信仰を続けるのに、お金があまりかからないこともあるかもしれない。年会費はなく、葬儀などの際も最低限しかいただかないので、貧しくても続けられた。

カトリック教会には、月々の会費や建物建て替え・修繕のための積立金の仕組みがあります。
戦前には、聖堂の建設工事を信徒が担った、という話もちらほらと聞きます(Dash村のような感じ)。

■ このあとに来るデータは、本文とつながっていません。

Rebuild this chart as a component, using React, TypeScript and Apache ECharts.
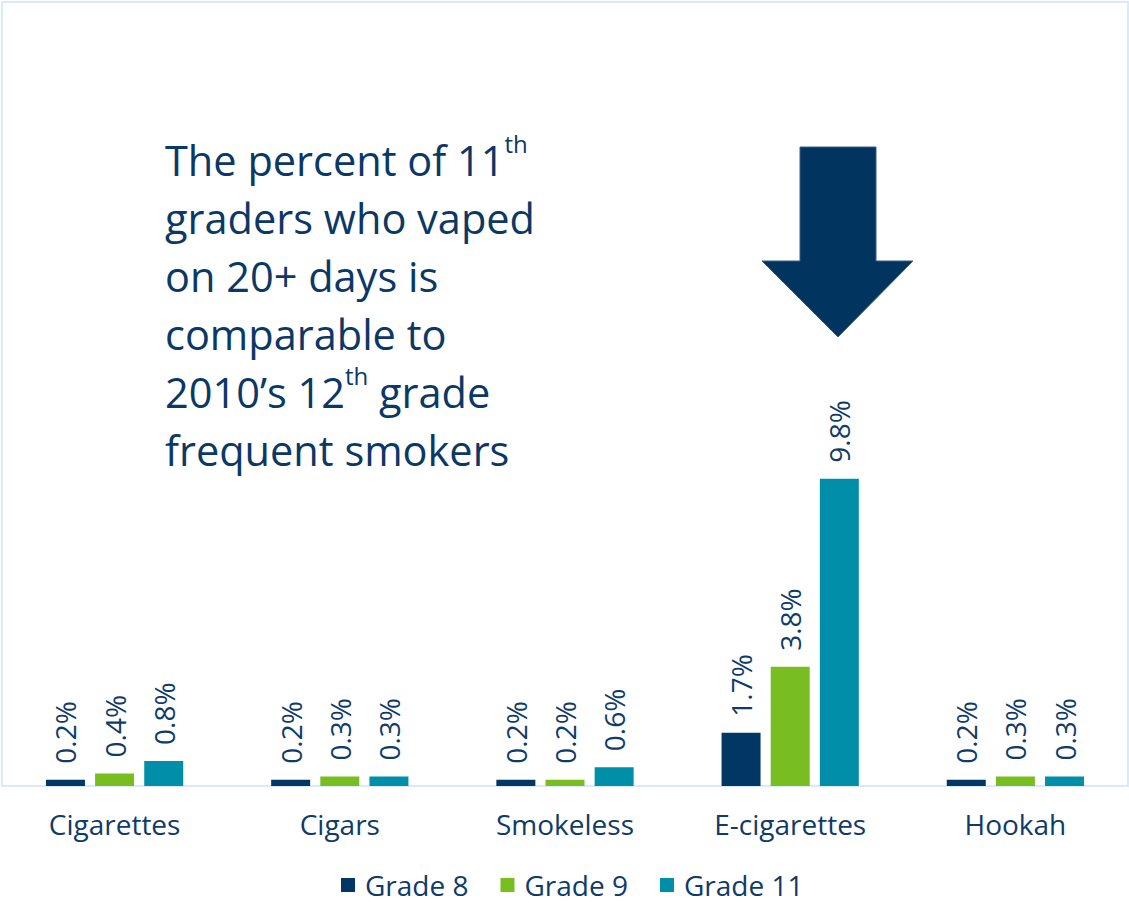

私も(信者となる儀式の)洗礼を何年もしていない。それでも、先祖が大切にしてきた信仰なので、何とかして後世に残したい

……祖母帰天のとき、カトリック教会での葬儀を含む諸々が一段落した夕刻、当方を含む親戚一同などが客間(決して広くはない)に集められた。

その理由を一切、聞かされないまま。。。

集められた全員が正座で着席すると、
祖母の友人(?)がオラショを唱え始めた。
しかし、
当方を含むいとこ連中も、
母上を含む祖母の子たちも、
全くオラショを唱えることができなかった。

ていうか、
一人一人交代で唱える、
という段取りすら知らなかった。

祖母の友人(?)が
「誰も唱えないのかい」とボヤキつつ、
オラショを繰り返し唱えていた。

夕刻特有の眠気
正座によるしびれ
祖母の友人(?)から醸し出される威圧感
に苦しめられながらも、
「……いえす、かんのん、かんのん……」
というオラショの断片は、記憶に残った……。

ただ、その場にいた者のうち、
幾人かはオラショを唱えていた。
言葉のイントネーションや衣装から察するに、全員
地元住民。

カトリック教会は、使用言語は違えど、
典礼で使う祈りの言葉を含む諸々の体系が、

チェーン店のマニュアルのように
統一化されている。

引っ越した先の教会で、
元居た場所の教会と同じような流れで、諸々の儀式が行われる。
(たとえ国境を越えても……)

また、
儀式を司る神父様は、統一化されたカリキュラムの下で養成され、
(出来不出来の差はあれど、)
それなりの水準が担保されている。

更に、
神父様には人事異動があるため、
信徒には、ミサに出る出ないの自由があるため、
相性の悪さを回避できる余地がある。

一方、
潜伏キリシタン・かくれキリシタンの場合、
その土地土地に先祖から伝えられた「過去の典礼」に依拠。
しかも、禁令時代の影響で、永らく文書化が困難だった。
そのため、土地ごとに、口伝で、伝えられた。

その結果、
オラショが一言一句同じである、
という保証すら、ない。
つまり、
個人営業の店舗のように、
不統一のまま。

居住移転が珍しくない現代、
不統一な信仰では、
信徒側に混乱を招く。

また、
養成のプロセスが明確化されていないため、
それなりの水準が担保されていない。

更に、信仰を維持するためには、その土地とその土地の人々から「離れない」(地理的とは限らい)ことが、必要。

つまり、
かくれキリシタンの信仰を維持する限り、
相性の悪さから逃れることができない。